I got this recipe from Reader's Digest's Cookies: 1,001 Mouthwatering Recipes from around the World. That's right, they came from a cookie cookbook. The recipe was called "buttermilk cookies." They were cutouts, and I had some buttermilk to use, so I thought it'd be good for Walter's office.
Well, first off, I had to add another half cup of flour just to get the dough even close to thick enough to roll. Then, when I took them out of the oven, they had puffed up quite a bit, which surprised me. I tasted one, and it tasted like a biscuit. Not a cookie. So while the recipe was delicious, it was not a cookie at all.
This also explains why I made heart-shaped biscuits.
However, after looking over the recipe again, it occurs to me that I added 1/3 cup buttermilk instead of the 3/4 cup they called for. Could that have made the difference? Would they hav been cookies instead if I hadn't goofed that? I think the extra liquid would have meant that I needed even MORE flour to get them to cooperate. Ugh.
-1 cup all-purpose flour (I used 1 cup plus 2 Tablespoons cake flour and had to add another 1/2 cup cake flour)
-1 teaspoon baking powder
-1/2 teaspoon baking soda
-1/8 teaspoon salt
-1/3 cup butter, cut up
-2 Tablespoons sugar
-3/4 cup buttermilk (I used 1/3 cup)
1. Preheat oven to 350.
2. Sift flour, baking powder, baking soda, and salt into a large bowl. Stir in sugar.

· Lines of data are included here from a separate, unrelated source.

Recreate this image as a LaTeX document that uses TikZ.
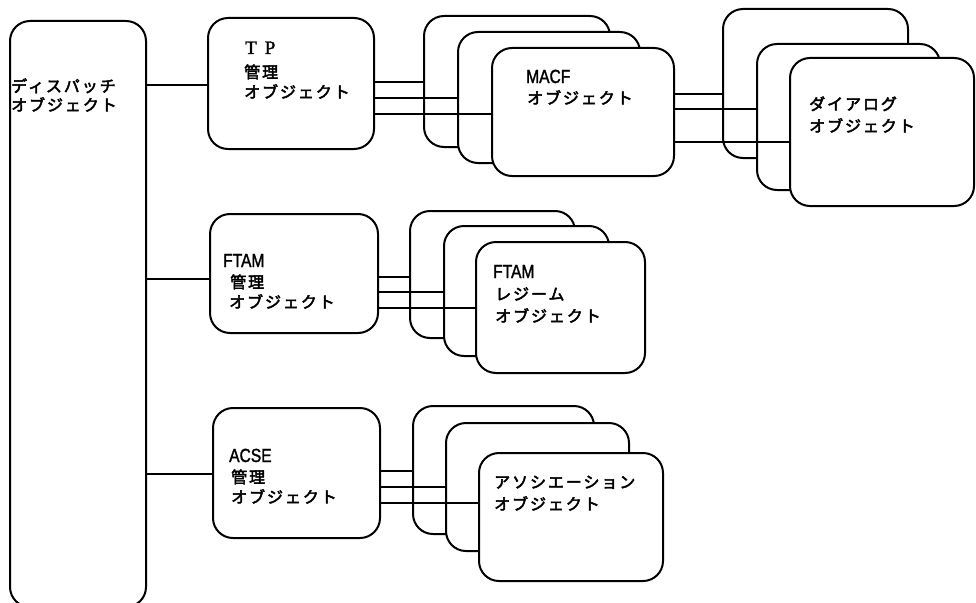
\documentclass[tikz,border=0pt]{standalone}
\usepackage{fontspec}
\newfontfamily\jp{Noto Sans CJK JP}[LetterSpace=12, FakeBold=3]
\newfontfamily\lat{Liberation Sans}[FakeStretch=0.82, FakeBold=1.5]
\newfontfamily\ser{Liberation Serif}[FakeBold=1.5]
\tikzset{
  objbox/.style={draw, line width=2pt, rounded corners=20pt, fill=white,
    inner sep=0pt, anchor=north west},
  conn/.style={line width=1.7pt},
  jt/.style={anchor=base west, inner sep=0pt, font=\jp\fontsize{16}{16}\selectfont},
  lt/.style={anchor=base west, inner sep=0pt, font=\lat\fontsize{19}{19}\selectfont},
  st/.style={anchor=base west, inner sep=0pt, font=\ser\fontsize{19}{19}\selectfont},
}
% box: name, left, top, right, bottom (pixel-like units, y downward)
\newcommand\mkbox[5]{\node[objbox, minimum width={#4-#2}, minimum height={#5-#3}] (#1) at (#2,#3) {};}
% horizontal connector from the east side of #1 to the west side of #2 at height #3
\newcommand\wire[3]{\draw[conn] (#1.east |- 0,#3) -- (#2.west |- 0,#3);}
\begin{document}
\begin{tikzpicture}[x=1pt, y=-1pt]
\useasboundingbox (0,0) rectangle (976,602);
\fill[white] (0,0) rectangle (976,602);
\clip (0,0) rectangle (976,602);

% dispatcher
\mkbox{disp}{9}{20}{145}{606}
% TP branch
\mkbox{tp}{207}{17}{373}{148}
\mkbox{macfA}{423}{15}{609}{146}
\mkbox{macfB}{457}{31}{639}{162}
\mkbox{macfC}{491}{47}{673}{175}
\mkbox{dlgA}{722}{8}{907}{157}
\mkbox{dlgB}{756}{43}{939}{189}
\mkbox{dlgC}{789}{57}{973}{205}
% FTAM branch
\mkbox{ftam}{209}{213}{377}{332}
\mkbox{regA}{409}{210}{574}{337}
\mkbox{regB}{443}{225}{608}{355}
\mkbox{regC}{475}{241}{644}{372}
% ACSE branch
\mkbox{acse}{212}{407}{379}{537}
\mkbox{assA}{412}{405}{593}{533}
\mkbox{assB}{445}{422}{628}{550}
\mkbox{assC}{478}{452}{662}{580}

% connectors
\wire{disp}{tp}{85}
\wire{disp}{ftam}{279}
\wire{disp}{acse}{474}
\wire{tp}{macfA}{82}
\wire{tp}{macfB}{98}
\wire{tp}{macfC}{114}
\wire{macfC}{dlgA}{94}
\wire{macfC}{dlgB}{109}
\wire{macfC}{dlgC}{142}
\wire{ftam}{regA}{277}
\wire{ftam}{regB}{292}
\wire{ftam}{regC}{308}
\wire{acse}{assA}{471}
\wire{acse}{assB}{487}
\wire{acse}{assC}{503}

% labels
\node[jt] (dispA) at (11,92) {ディスパッチ};
\node[jt] (dispB) at (11,111) {オブジェクト};

\node[st] (tpA) at (245,54) {T\hspace{8pt}P};
\node[jt] (tpB) at (244,78) {管理};
\node[jt] (tpC) at (244,98) {オブジェクト};

\node[lt] (macfT) at (526,83) {MACF};
\node[jt] (macfJ) at (527,104) {オブジェクト};

\node[jt] (dlgT) at (809,110) {ダイアログ};
\node[jt] (dlgJ) at (809,132) {オブジェクト};

\node[lt] (ftamT) at (223,267) {FTAM};
\node[jt] (ftamB) at (230,288) {管理};
\node[jt] (ftamC) at (229,308) {オブジェクト};

\node[lt] (regT) at (493,278) {FTAM};
\node[jt] (regJ) at (495,300) {レジーム};
\node[jt] (regK) at (495,322) {オブジェクト};

\node[lt] (acseT) at (229,462) {ACSE};
\node[jt] (acseB) at (231,483) {管理};
\node[jt] (acseC) at (231,503) {オブジェクト};

\node[jt] (assT) at (494,488) {アソシエーション};
\node[jt] (assJ) at (494,510) {オブジェクト};
\end{tikzpicture}
\end{document}
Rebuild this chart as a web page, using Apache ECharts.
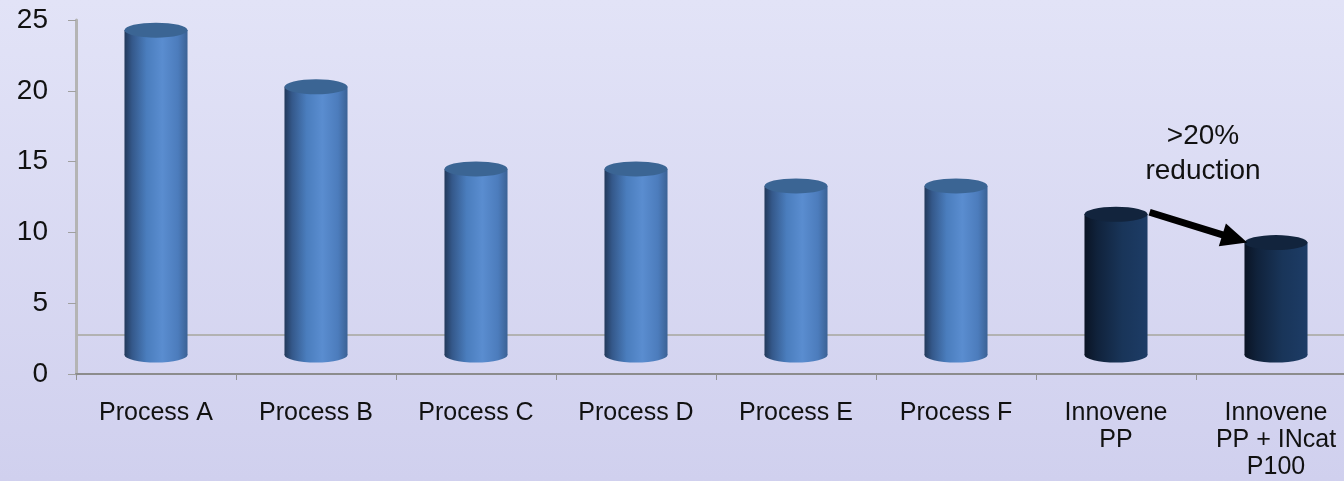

3. Cut butter into dry mixture until the mixture resembles fine crumbs. Stir in buttermilk.
4. Roll out on a a lightly floured surface to 1/2 inch thickness(Since they are more biscuits than cookies, rolling it to about an inch thickness is what I recommend)
5. Using a 2-inch cookie cutter, cut cookies from dough, rolling scraps and repeating until all dough is used.
6. Place on baking sheet 1 inch apart and bake for 5 to 10 minutes, or until lightly browned.